Dopo il successo del Women’s History Mural di Jann Haworth e Liberty Blake si rinnova l’incontro semestrale con l’arte contemporanea e la cucina giapponese di Zazà ramen noodle bar & restaurant promosso da Brendan Becht, fondatore del locale e collezionista, che per questa nuova installazione site specific ha invitato l’artista Rafael Yossef Herman.
La cultura occidentale trova le sue basi sul binarismo e sulle dicotomie marcate. Fuori da questi contrasti, si rivelano una miriade di concetti, oggetti e soggetti che sfuggono dalla categorizzazione e che per lungo tempo sono state ad appannaggio delle filosofie non Euro/Usa centriche. Forse è questo il motivo per cui Rafael Youssef Herman (Be’er Sheva, Israele, 1974) ha trovato una fruttuosa collaborazione con Zazà Ramen, per la mostra Rafael Y. Herman da Zazà, visitabile fino al 4 ottobre presso il locale in via Solferino 48 a Milano.

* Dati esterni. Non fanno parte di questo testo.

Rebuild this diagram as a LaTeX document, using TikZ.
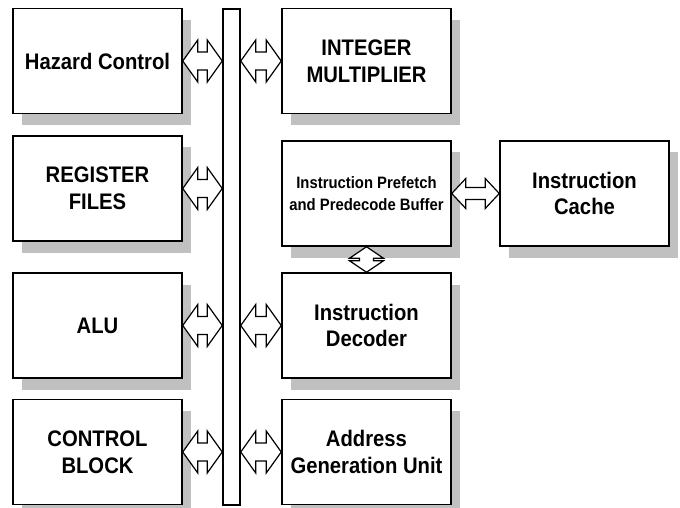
\documentclass[tikz,border=0pt]{standalone}
\usepackage{fontspec}
\setmainfont[FakeStretch=0.9]{Liberation Sans}
\usetikzlibrary{calc,shadows,positioning}
\definecolor{shadowgray}{RGB}{192,192,192}
\tikzset{
  block/.style={draw, fill=white, line width=1.5pt, minimum width=169pt, minimum height=105pt,
    inner sep=0pt, align=center, font=\fontsize{22.5}{26.7}\selectfont\bfseries,
    drop shadow={shadow xshift=8.5pt, shadow yshift=-11.5pt, fill=shadowgray, opacity=1}},
  harrow/.style n args={3}{draw, fill=white, line width=1.2pt,
    to path={(\tikztostart) -- ++(#1,-#2) -- ++(0,#2-#3) -- ($(\tikztotarget)+(-#1,-#3)$)
      -- ++(0,-#2+#3) -- (\tikztotarget) -- ++(-#1,#2) -- ++(0,-#2+#3)
      -- ($(\tikztostart)+(#1,#3)$) -- ++(0,#2-#3) -- cycle}},
  varrow/.style n args={3}{draw, fill=white, line width=1.2pt,
    to path={(\tikztostart) -- ++(-#2,#1) -- ++(#2-#3,0) -- ($(\tikztotarget)+(-#3,-#1)$)
      -- ++(-#2+#3,0) -- (\tikztotarget) -- ++(#2,-#1) -- ++(-#2+#3,0)
      -- ($(\tikztostart)+(#3,#1)$) -- ++(#2-#3,0) -- cycle}}
}

\begin{document}
\begin{tikzpicture}[x=1pt, y=-1pt, node distance=269pt]
  \useasboundingbox (0,0) rectangle (680,508);
  \node[block] (hazard) at (97.5,61) {Hazard Control};
  \node[block] (regfile) at (97.5,188.5) {REGISTER\\FILES};
  \node[block] (alu) at (97.5,325.5) {ALU};
  \node[block] (ctrl) at (97.5,452) {CONTROL\\BLOCK};
  \node[draw, line width=1.5pt, minimum width=17pt, minimum height=496pt, inner sep=0pt] (bus) at (231.5,257) {};

  \node[block, right of=hazard] (mult) {INTEGER\\MULTIPLIER};
  \node[block, font=\fontsize{16.5}{21.7}\selectfont\bfseries] (prefetch) at (366.5,193.5) {Instruction Prefetch\\and Predecode Buffer};
  \node[block, right of=alu] (decoder) {Instruction\\Decoder};
  \node[block, right of=ctrl] (agu) {Address\\Generation Unit};
  \node[block, right of=prefetch, node distance=218pt] (cache) {Instruction\\Cache};

  \draw[harrow={15}{21}{9}] (hazard.east) to (hazard.east -| bus.west);
  \draw[harrow={15}{21}{9}] (regfile.east) to (regfile.east -| bus.west);
  \draw[harrow={15}{21}{9}] (alu.east) to (alu.east -| bus.west);
  \draw[harrow={15}{21}{9}] (ctrl.east) to (ctrl.east -| bus.west);
  \draw[harrow={15}{21}{9}] (mult.west -| bus.east) to (mult.west);
  \draw[harrow={15}{21}{9}] (decoder.west -| bus.east) to (decoder.west);
  \draw[harrow={15}{21}{9}] (agu.west -| bus.east) to (agu.west);
  \draw[harrow={14}{15}{6}] (prefetch.east) to (cache.west);
  \draw[varrow={11.5}{17}{7}] (prefetch.south) to (decoder.north);
\end{tikzpicture}
\end{document}
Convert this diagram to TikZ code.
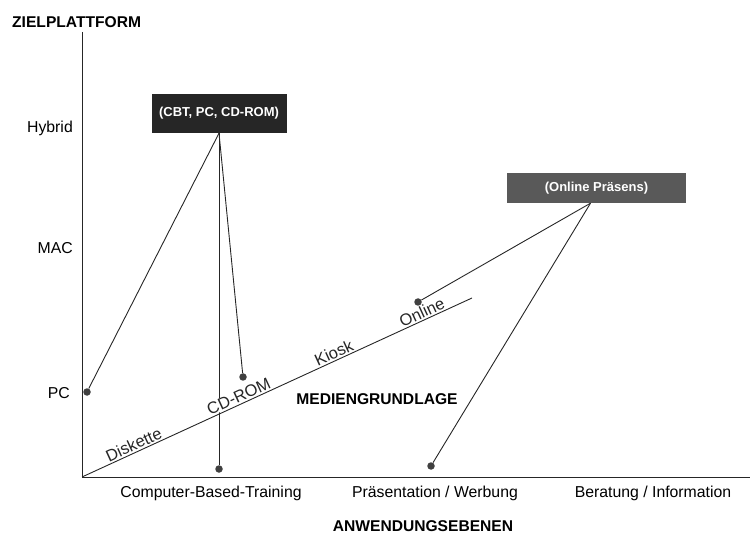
\documentclass[tikz,border=0pt]{standalone}
\usepackage{fontspec}
\setmainfont{Liberation Sans}
\begin{document}
\begin{tikzpicture}[x=1pt, y=1pt,
    lbl/.style={font=\fontsize{15.8}{18}\selectfont, inner sep=1pt},
    slant/.style={font=\fontsize{16.5}{18}\selectfont, inner sep=0.5pt, sloped, above=1pt},
    head/.style={font=\fontsize{15.6}{18}\selectfont\bfseries, inner sep=1pt},
    tag/.style={text=white, font=\fontsize{13}{16}\selectfont\bfseries, inner sep=0pt},
    dot/.style={circle, fill=black!75, inner sep=0pt, minimum size=7.5pt},
    link/.style={black!85, line width=0.9pt}]

    \useasboundingbox (-82,-58) rectangle (669,477);

    % Axes
    \coordinate (o) at (0,0);
    \coordinate (ytop) at (0,445);
    \coordinate (xend) at (668,0);
    \coordinate (zend) at (390,179);
    \draw[link] (ytop) -- (o) -- (xend);

    % Axis titles
    \node[head, anchor=west] (ztitle) at (-71,455) {ZIELPLATTFORM};
    \node[head] (atitle) at (341,-49) {ANWENDUNGSEBENEN};
    \node[head] (mtitle) at (295,78) {MEDIENGRUNDLAGE};

    % Platforms
    \node[lbl, anchor=east] (hybrid) at (-8,349) {Hybrid};
    \node[lbl, anchor=east] (mac) at (-8,229) {MAC};
    \node[lbl, anchor=east] (pc) at (-11,84) {PC};

    % Application levels
    \node[lbl] (cbtlvl) at (129,-16) {Computer-Based-Training};
    \node[lbl] (prlvl) at (353,-16) {Präsentation / Werbung};
    \node[lbl] (belvl) at (571,-16) {Beratung / Information};

    % Boxes
    \node[tag, fill=black!85, minimum width=135pt, minimum height=39pt] (cbt) at (137,363.5) {(CBT, PC, CD-ROM)};
    \node[tag, fill=black!65, minimum width=179pt, minimum height=30pt] (online) at (514.5,289) {(Online Präsens)};
    \coordinate (online-foot) at ([xshift=-6pt]online.south);

    % Points
    \node[dot] (pcdot) at (5,85) {};
    \node[dot] (cbtdot) at (137,8) {};
    \node[dot] (cddot) at (161,100) {};
    \node[dot] (ondot) at (336,175) {};
    \node[dot] (prdot) at (349,11) {};

    % Connections
    \draw[link] (cbt.south) -- (pcdot);
    \draw[link] (cbt.south) -- (cbtdot);
    \draw[link] (cbt.south) -- (cddot);
    \draw[link] (online-foot) -- (ondot);
    \draw[link] (online-foot) -- (prdot);

    % Media axis
    \draw[link] (o) -- (zend)
        node[slant, pos=0.141] (disk) {Diskette}
        node[slant, pos=0.41, fill=white] (cdrom) {CD-ROM}
        node[slant, pos=0.654] (kiosk) {Kiosk}
        node[slant, pos=0.88] (onl) {Online};
\end{tikzpicture}
\end{document}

La cucina giapponese, ma per extens tutta quella orientale, unisce al piacere fisico, quello dell’anima, in un contesto di fusione panica con la natura. Così, nel locale, vengono allestiti quattro lavori fotografici, i cui soggetti principali, a un primo sguardo, appaiono come elementi naturali. Ma, come nella cucina, anche l’arte – e l’opera di Herman nello specifico – ha bisogno di tempo per manifestarsi e per rompere le nostre categorizzazioni mentali. Infatti, i confini degli alberi, dei fiori e dei sentieri non sono definiti nettamente, ma si confondono con lo sfondo, conferendo alle fotografie un carattere mistico e surreale. Questo è il primo indizio che suggerisce una ricerca più profonda.
Herman si è formato nella musica e nell’economia ma, grazie a un viaggio in Sud America, ha perseguito la strada della fotografia che, più di ogni altro mezzo, riesce a restituire la realtà in maniera oggettiva. Attraverso una modifica dell’apparecchio da parte dell’artista, è stato possibile sviluppare un’immagine che fosse ancora di più legata alla realtà, nella sua accezione più completa. Infatti, le immagini presentate da Zazà Ramen sono state scattate di notte, nella penombra o nel puro buio. Vedendo le opere così luminose e colorate, sembra anti-intuitivo, ma anche questo rientra nei meccanismi di accettazione della realtà, imbrigliati dalla nostra cultura. La luce diventa quindi il soggetto più profondo dell’opera, che rivela la sua potenza anche quando non è percepita.
Rafael mostra che la realtà è composta da differenti sfaccettature che si uniscono, nascondendosi l’un l’altra, per formare ciò che per noi è percepibile. Attraverso le sue fotografie si rivela la potenza dell’invisibile, ciò che a noi è precluso, liberando lo spettatore da quel fastidioso assunto secondo il quale un oggetto è reale solo se è possibile percepirlo sensibilmente.
Si creano due piani di realtà che, però, sono fusi tra loro nel momento stesso della creazione, sfuggendo, ancora una volta, dalla netta categorizzazione. Come il simbolo del Tao, non è possibile definire quale sia la componente reale e quale quella mistica, ma forse nemmeno bisogna chiederlo.